Ethnography, which explores cultural phenomena from the point of view of the subject of the study, is probably the most approachable anthropological research. Ethnographers spend many months living with a remote tribe, community, or nowadays a software development company, and then write-up their findings in a thesis/report/book. Examples of approachable books include: “Engineering Culture: Control and Commitment in a High-Tech Corporation” by Kunda, who studied a large high-tech company in the mid-1980s; “No-Collar: The Humane Workplace and its Hidden Costs” by Ross, who studied an internet startup that had just IPO’ed, and “Coding Freedom: The Ethics and Aesthetics of Hacking” by Coleman, who studied hacker culture.

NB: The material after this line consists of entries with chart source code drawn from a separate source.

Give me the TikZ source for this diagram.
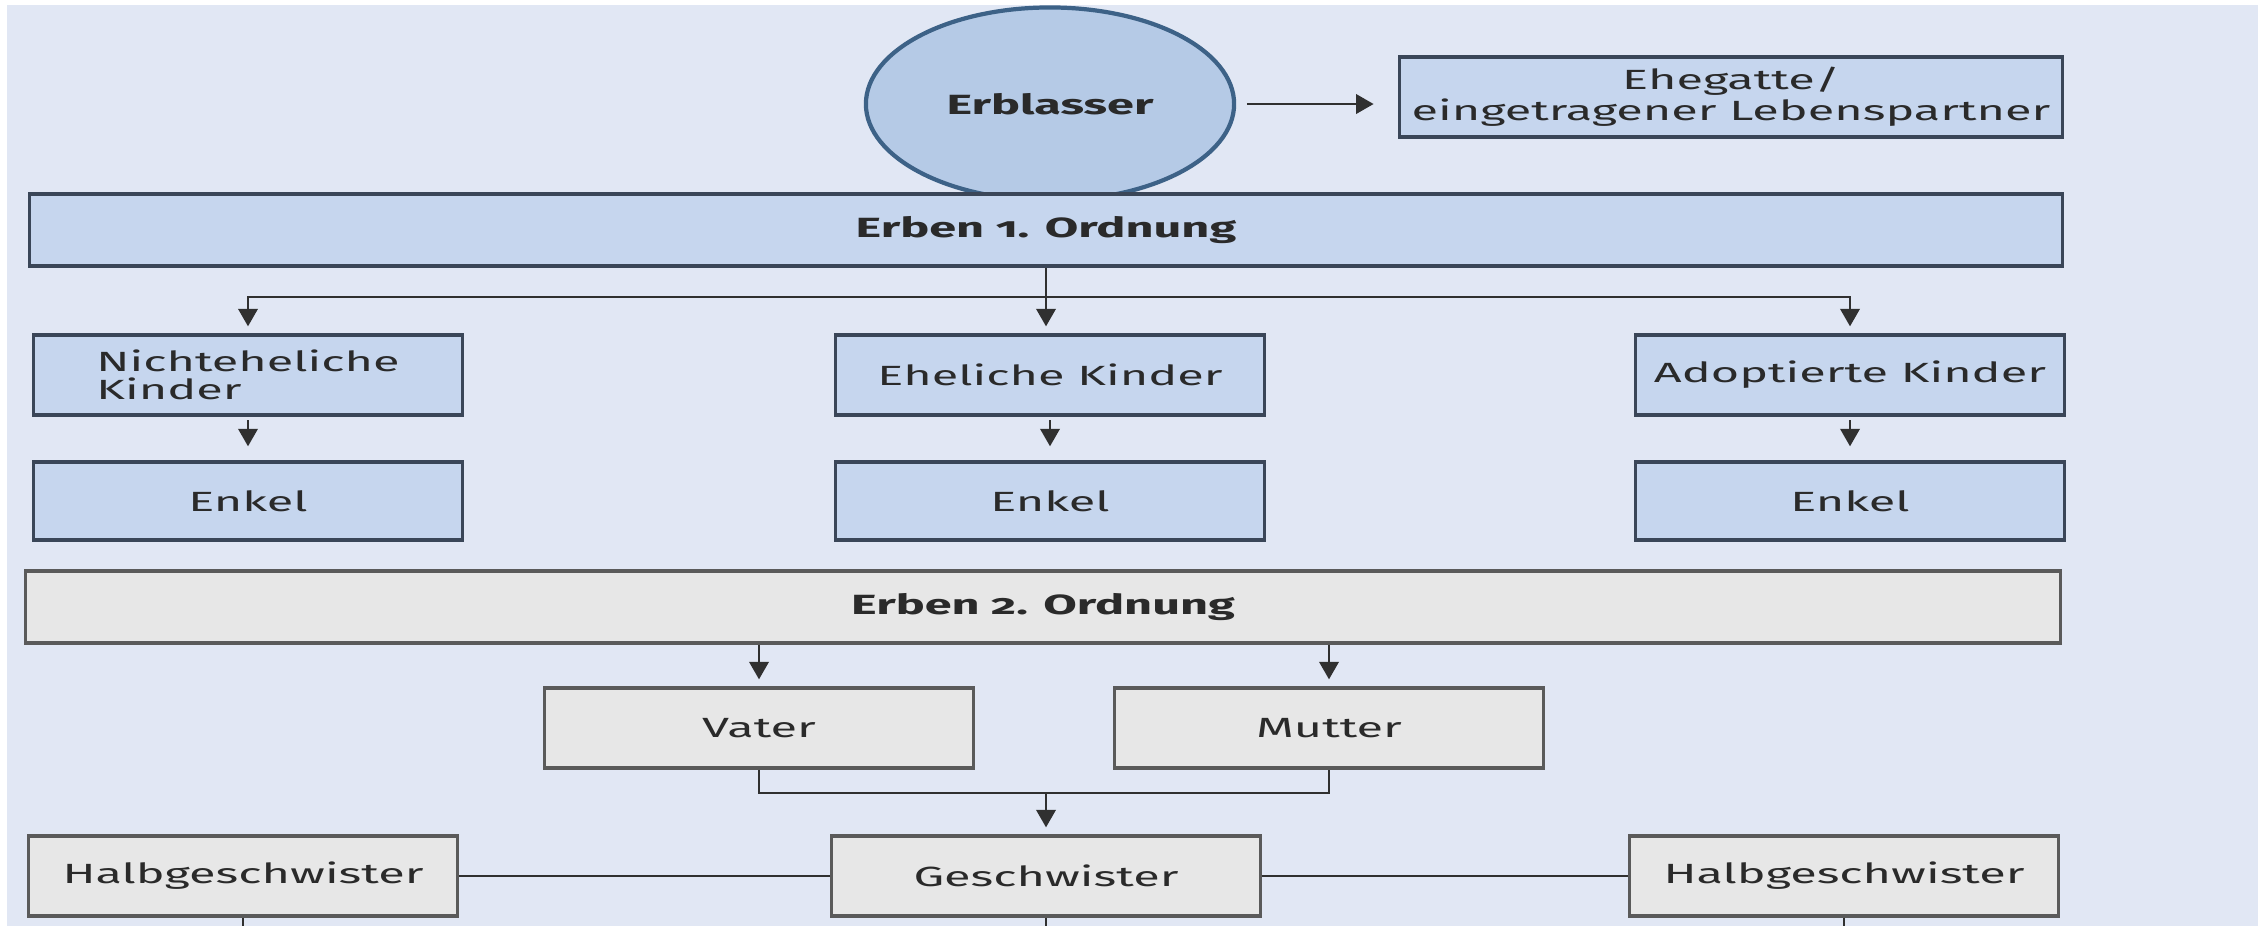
\documentclass[tikz,border=0pt]{standalone}
\usepackage{fontspec}
\setmainfont{Fira Sans}[Numbers=OldStyle,FakeStretch=1.75]
\usepackage{xcolor}
\usetikzlibrary{arrows.meta}
\usetikzlibrary{positioning}
\usetikzlibrary{shapes.geometric}

\definecolor{grundblau}{HTML}{E1E7F4}
\definecolor{kastenblau}{HTML}{C6D6EE}
\definecolor{kreisblau}{HTML}{B5CAE6}
\definecolor{kreisrand}{HTML}{3D6287}
\definecolor{kastengrau}{HTML}{E7E7E7}
\definecolor{randdunkel}{HTML}{3A4658}
\definecolor{randgrau}{HTML}{5A5A5A}
\definecolor{strich}{HTML}{303030}
\definecolor{schrift}{HTML}{2A2A2A}

\tikzset{
  kasten/.style={line width=0.9pt, inner sep=0pt, minimum width=4.28cm,
    minimum height=0.8cm, text=schrift, align=center,
    font=\fontsize{7.9}{7.8}\selectfont},
  blau/.style={kasten, draw=randdunkel, fill=kastenblau},
  grau/.style={kasten, draw=randgrau, fill=kastengrau},
  balken/.style={minimum height=0.72cm, font=\fontsize{7.9}{7.8}\selectfont\bfseries},
  pfeil/.style={draw=strich, line width=0.8pt, -{Triangle[length=5pt,width=5.5pt]}, shorten >=2pt},
  verbinder/.style={draw=strich, line width=0.8pt}
}

\begin{document}
\begin{tikzpicture}[x=0.01cm,y=-0.01cm]
  \useasboundingbox (0,0) rectangle (2267,926);
  \fill[white] (0,0) rectangle (2267,926);
  \fill[grundblau] (7,5) rectangle (2258,926);

  % Erblasser und Ehegatte
  \node[ellipse, draw=kreisrand, fill=kreisblau, line width=1.2pt, inner sep=0pt,
    minimum width=3.68cm, minimum height=1.93cm, text=schrift,
    font=\fontsize{7.9}{7.8}\selectfont\bfseries] (erblasser) at (1050,104) {Erblasser};
  \node[blau, minimum width=6.62cm] (ehegatte) at (1731,97) {Ehegatte/\\eingetragener Lebenspartner};

  % Erben 1. Ordnung
  \node[blau, balken, minimum width=20.31cm] (ordnungEins) at (1046,230) {Erben 1. Ordnung};
  \node[blau, align=left] (nichtehelich) at (248,375) {Nichteheliche\\Kinder};
  \node[blau] (ehelich) at (1050,375) {Eheliche Kinder};
  \node[blau] (adoptiert) at (1850,375) {Adoptierte Kinder};
  \node[blau, minimum height=0.78cm] (enkelA) at (248,501) {Enkel};
  \node[blau, minimum height=0.78cm] (enkelB) at (1050,501) {Enkel};
  \node[blau, minimum height=0.78cm] (enkelC) at (1850,501) {Enkel};

  % Erben 2. Ordnung
  \node[grau, balken, minimum width=20.34cm] (ordnungZwei) at (1043,607) {Erben 2. Ordnung};
  \node[grau] (vater) at (759,728) {Vater};
  \node[grau] (mutter) at (1329,728) {Mutter};
  \node[grau] (geschwister) at (1046,876) {Geschwister};
  \node[grau] (halbLinks) at (243,876) {Halbgeschwister};
  \node[grau] (halbRechts) at (1844,876) {Halbgeschwister};

  \coordinate (verteiler) at (1046,297);
  \coordinate (eltern) at (1046,793);
  \coordinate (unten) at (0,926);

  % Verbindungen
  \draw[pfeil, shorten <=3pt, shorten >=7pt] (erblasser.east) -- (erblasser.east -| ehegatte.west);
  \draw[pfeil] (ordnungEins.south) -- (ordnungEins.south |- ehelich.north);
  \draw[pfeil] (verteiler) -| (nichtehelich.north);
  \draw[pfeil] (verteiler) -| (adoptiert.north);
  \foreach \kind/\enkel in {nichtehelich/enkelA, ehelich/enkelB, adoptiert/enkelC}
    \draw[pfeil, shorten <=1pt, shorten >=4pt] (\kind.south) -- (\enkel.north);

  \foreach \elter in {vater, mutter}
    \draw[pfeil] (\elter.north |- ordnungZwei.south) -- (\elter.north);
  \draw[verbinder] (vater.south) |- (eltern) -| (mutter.south);
  \draw[pfeil] (eltern) -- (geschwister.north);
  \draw[verbinder] (halbLinks.east) -- (geschwister.west);
  \draw[verbinder] (geschwister.east) -- (halbRechts.west);
  \foreach \g in {halbLinks, geschwister, halbRechts}
    \draw[verbinder] (\g.south) -- (\g.south |- unten);% nach unten offen
\end{tikzpicture}
\end{document}
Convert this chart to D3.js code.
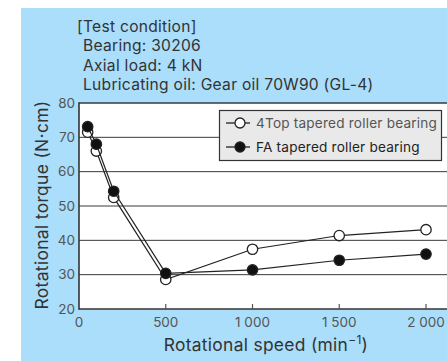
<!DOCTYPE html>
<html><head><meta charset="utf-8">
<script src="https://cdn.jsdelivr.net/npm/d3@7/dist/d3.min.js"></script>
<style>body{margin:0;background:#fff}svg{display:block}text{font-family:Inter,"Noto Sans",sans-serif}</style>
</head><body>
<script>
const speeds = [50, 100, 200, 500, 1000, 1500, 2000];
const fourTop = [71.5, 66, 52.5, 28.6, 37.4, 41.4, 43.1];
const faBearing = [73.1, 68, 54.3, 30.4, 31.4, 34.2, 36.0];
const seriesNames = ["4Top tapered roller bearing", "FA tapered roller bearing"];
const xTicks = [0, 500, 1000, 1500, 2000];
const xTickLabels = ["0", "500", "1 000", "1 500", "2 000"];
const yTicks = [20, 30, 40, 50, 60, 70, 80];
const conditionLines = ["[Test condition]", " Bearing: 30206", " Axial load: 4 kN", " Lubricating oil: Gear oil 70W90 (GL-4)"];

const W = 447, H = 361;
const svg = d3.select("body").append("svg").attr("width", W).attr("height", H);
svg.append("rect").attr("x", 21).attr("y", 8).attr("width", W - 21).attr("height", H - 8).attr("fill", "#aadefa");

const L = 79, R = 447, T = 103, B = 309;
const x = d3.scaleLinear().domain([0, 2000]).range([L, 426]);
const y = d3.scaleLinear().domain([20, 80]).range([B, T]);

// condition text
svg.append("g").selectAll("text").data(conditionLines).join("text")
  .attr("x", (d, i) => i === 0 ? 77 : 83)
  .attr("y", (d, i) => 32.3 + i * 19.1)
  .attr("font-size", 15.6).attr("letter-spacing", 0.27).attr("fill", "#333")
  .text(d => d.trim());

// plot area
svg.append("rect").attr("x", L).attr("y", T).attr("width", R - L).attr("height", B - T).attr("fill", "#fff");

// gridlines
svg.append("g").selectAll("line").data(yTicks.filter(v => v > 20)).join("line")
  .attr("x1", L).attr("x2", R).attr("y1", d => y(d)).attr("y2", d => y(d))
  .attr("stroke", "#3a3a3a").attr("stroke-width", d => d === 80 ? 1.6 : 1);

// axes lines
svg.append("line").attr("x1", L).attr("x2", L).attr("y1", T - 0.8).attr("y2", B + 0.8).attr("stroke", "#333").attr("stroke-width", 1.6);
svg.append("line").attr("x1", L).attr("x2", R).attr("y1", B).attr("y2", B).attr("stroke", "#333").attr("stroke-width", 1.6);

// x ticks inside
svg.append("g").selectAll("line").data(xTicks.filter(v => v > 0)).join("line")
  .attr("x1", d => x(d)).attr("x2", d => x(d)).attr("y1", B).attr("y2", B - 5)
  .attr("stroke", "#555").attr("stroke-width", 1.2);

// tick labels
svg.append("g").selectAll("text").data(yTicks).join("text")
  .attr("x", 75).attr("y", d => y(d)).attr("dy", "0.35em").attr("text-anchor", "end")
  .attr("font-size", 13.5).attr("fill", "#555").text(d => d);
svg.append("g").selectAll("text").data(xTicks).join("text")
  .attr("x", d => x(d)).attr("y", 327).attr("text-anchor", "middle")
  .attr("font-size", 13.5).attr("fill", "#555").text((d, i) => xTickLabels[i]);

// axis titles
const xt = svg.append("text").attr("x", 266).attr("y", 351).attr("text-anchor", "middle")
  .attr("font-size", 17.4).attr("letter-spacing", 0.3).attr("fill", "#333");
xt.append("tspan").text("Rotational speed (min");
xt.append("tspan").attr("font-size", 12).attr("dy", -7).text("−1");
xt.append("tspan").attr("dy", 7).text(")");
svg.append("text").attr("transform", "translate(48,205) rotate(-90)").attr("text-anchor", "middle")
  .attr("font-size", 17.4).attr("letter-spacing", 0.35).attr("fill", "#333").text("Rotational torque (N·cm)");

// series
const line = d3.line().x(d => x(d[0])).y(d => y(d[1]));
const sets = [
  {vals: fourTop, fill: "#fff"},
  {vals: faBearing, fill: "#111"}
];
sets.forEach(s => {
  const pts = speeds.map((v, i) => [v, s.vals[i]]);
  svg.append("path").attr("d", line(pts)).attr("fill", "none").attr("stroke", "#222").attr("stroke-width", 1.2);
  svg.append("g").selectAll("circle").data(pts).join("circle")
    .attr("cx", d => x(d[0])).attr("cy", d => y(d[1])).attr("r", 5.2)
    .attr("fill", s.fill).attr("stroke", "#222").attr("stroke-width", 1.3);
});

// legend
const lg = svg.append("g");
lg.append("rect").attr("x", 219.5).attr("y", 110.5).attr("width", 222).attr("height", 50)
  .attr("fill", "#e9e9e9").attr("stroke", "#333").attr("stroke-width", 1.2);
seriesNames.forEach((name, i) => {
  const yy = 123 + i * 24;
  lg.append("line").attr("x1", 226).attr("x2", 250).attr("y1", yy).attr("y2", yy).attr("stroke", "#222").attr("stroke-width", 1.3);
  lg.append("circle").attr("cx", 240).attr("cy", yy).attr("r", 5).attr("fill", sets[i].fill).attr("stroke", "#222").attr("stroke-width", 1.3);
  lg.append("text").attr("x", 256).attr("y", yy).attr("dy", "0.35em").attr("font-size", 13.6).attr("letter-spacing", 0.2)
    .attr("fill", i === 0 ? "#555" : "#222").text(name);
});
</script>
</body></html>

Linguistic anthropology is the field whose researchers are mostly likely to match developers’ preconceived ideas about what humanities academics talk about. If I had been educated in an environment where Greek and nineteenth century philosophers were the reference points for any discussion, then I too would use this existing skill set in my discussions of source code (philosophers of source code did not appear until the twentieth century). Who wouldn’t want to apply hermeneutics to the interpretation of source code (the field is known as Critical code studies)?

It does not help that the software knowledge of many of the academics appears to have been acquired by reading computer books from the 1940s and 1950s.

The most approachable linguistic anthropology book I have found, for developers, is: The Philosophy of Software Code and Mediation in the Digital Age by Berry (not that I have skimmed many).